Some Implications of 100% Bonus Depreciation

By Darcy R. Geffen, CPA, MBA, M. Tax., Ellin & Tucker, Chartered, Baltimore, MD

Editor: Alan Wong, CPA

Depreciation

Given the often complex interaction of the many rules regarding modified accelerated cost recovery system (MACRS) depreciation, additional first-year (bonus) depreciation, Sec. 179 expensing, and state decoupling, optimization of the depreciation deduction has become more of an art than a science. This item highlights some of the implications and peculiarities of the newest addition to the mix: 100% bonus depreciation.

Background

On December 17, 2010, the Tax Relief, Unemployment Insurance Reauthorization, and Job Creation Act of 2010, P.L. 111-312, extended the bonus depreciation deduction to qualified property placed in service before 2013 (previously extended by the Small Business Jobs Act of 2010, P.L. 111-240, to qualified property placed in service before 2011) and created a new, 100% bonus depreciation deduction for qualified property acquired after September 8, 2010, and placed in service before January 1, 2012. Effective March 29, 2011, Rev. Proc. 2011-26 was issued to provide guidance on the application of these new provisions.

Too Much of a Good Thing?

As with previous iterations of bonus depreciation, taxpayers may elect to forgo the bonus on all qualified property in a given class that is placed into service in the same tax year (Sec. 168(k)(2)(D)(iii)). This may come as a relief to some taxpayers who, having placed a significant amount of assets into service, find that the prospect of a 100% deduction for these assets frustrates their plans (for example, to use expiring NOLs). Other taxpayers, however, might find it more advantageous to be able to just dial back the bonus deduction from 100% to 50% or even to 30%. Rev. Proc. 2011-26, Section 4.02, does provide a limited exception to Sec. 168(k)(2)(D)(iii), allowing a taxpayer to elect 50% bonus for all qualified property in a given class that is placed into service in the tax year that includes September 9, 2010. However, the stated purpose of this exception is simply to avoid disputes about the exact date an asset was placed into service during the initial year that 100% bonus became available; it is not a general step-down along the lines of Regs. Sec. 1.168(k)-1(e)(1)(ii)(B), which permitted an election to deduct 30%, rather than 50%, bonus at the discretion of the taxpayer. Barring future guidance, it is unclear whether a taxpayer will be able to elect a bonus depreciation percentage lower than 100% for qualified property placed into service in a tax year beginning after September 9, 2010.

Construction Exception

Rev. Proc. 2011-26 also updates the regulations concerning self-constructed property (Regs.

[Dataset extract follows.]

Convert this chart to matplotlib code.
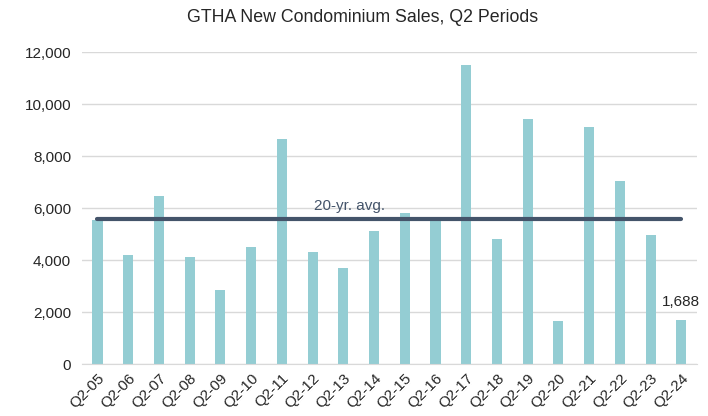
import numpy as np
import matplotlib.pyplot as plt

plt.rcParams['font.family'] = ['Liberation Sans', 'DejaVu Sans']

periods = ['Q2-05', 'Q2-06', 'Q2-07', 'Q2-08', 'Q2-09', 'Q2-10', 'Q2-11', 'Q2-12',
           'Q2-13', 'Q2-14', 'Q2-15', 'Q2-16', 'Q2-17', 'Q2-18', 'Q2-19', 'Q2-20',
           'Q2-21', 'Q2-22', 'Q2-23', 'Q2-24']
sales = [5556, 4205, 6469, 4115, 2829, 4501, 8655, 4321, 3691, 5118,
         5826, 5491, 11497, 4823, 9414, 1640, 9105, 7034, 4977, 1688]
avg_20yr = 5560

bar_color = '#94cdd3'
avg_color = '#44546a'

fig = plt.figure(figsize=(7.08, 4.16), dpi=100)
ax = fig.add_axes([0.116, 0.125, 0.868, 0.75])

x = np.arange(len(periods))
ax.bar(x, sales, width=0.33, color=bar_color, zorder=2)
ax.plot(x, [avg_20yr] * len(x), color=avg_color, linewidth=3, solid_capstyle='round', zorder=3)

ax.text(8.2, avg_20yr + 520, '20-yr. avg.', ha='center', va='center',
        fontsize=11, color=avg_color)
ax.annotate(f'{sales[-1]:,}', xy=(x[-1], sales[-1]), xytext=(0, 8),
            textcoords='offset points', ha='center', va='bottom', fontsize=11, color='#262626')

ax.set_xlim(-0.5, len(periods) - 0.5)
ax.set_ylim(0, 12000)
ax.set_yticks(np.arange(0, 12001, 2000))
ax.yaxis.set_major_formatter(plt.FuncFormatter(lambda v, p: f'{int(v):,}'))
ax.set_xticks(x)
ax.set_xticklabels(periods, rotation=45, ha='right', rotation_mode='anchor')

ax.grid(axis='y', color='#d9d9d9', linewidth=1, zorder=0)
ax.set_axisbelow(True)
for s in ['top', 'right', 'left']:
    ax.spines[s].set_visible(False)
ax.spines['bottom'].set_color('#d9d9d9')
ax.tick_params(axis='both', length=0, labelsize=11, colors='#262626')
ax.tick_params(axis='y', pad=8)
ax.tick_params(axis='x', pad=5)

fig.text(0.512, 0.958, 'GTHA New Condominium Sales, Q2 Periods', ha='center', va='center',
         fontsize=12.8, color='#262626')

plt.savefig('out.png', dpi=100)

Sec. 1.168(k)-1(b)(4)(iii)) to provide that if construction begins before September 9, 2010, 100% bonus depreciation is not available, even if the property is not placed into service until after September 8, 2010. Taxpayers should keep in mind that construction is not considered to begin until physical work of a significant nature begins, excluding preliminary activities such as planning or design, and that there is a safe harbor under which significant physical work is deemed not to begin until the taxpayer incurs or pays more than 10% of the total cost, excluding land and preliminary activities. Therefore, if the bulk of the work takes place after September 8, 2010, the project may still be eligible for the 100% bonus. In addition, Rev. Proc. 2011-26, Section 3.02(2)(b), offers a limited exception for components of a larger project begun before September 9, when the components themselves are not acquired or constructed until after September 8; the taxpayer may elect to treat just those components as eligible for the 100% bonus.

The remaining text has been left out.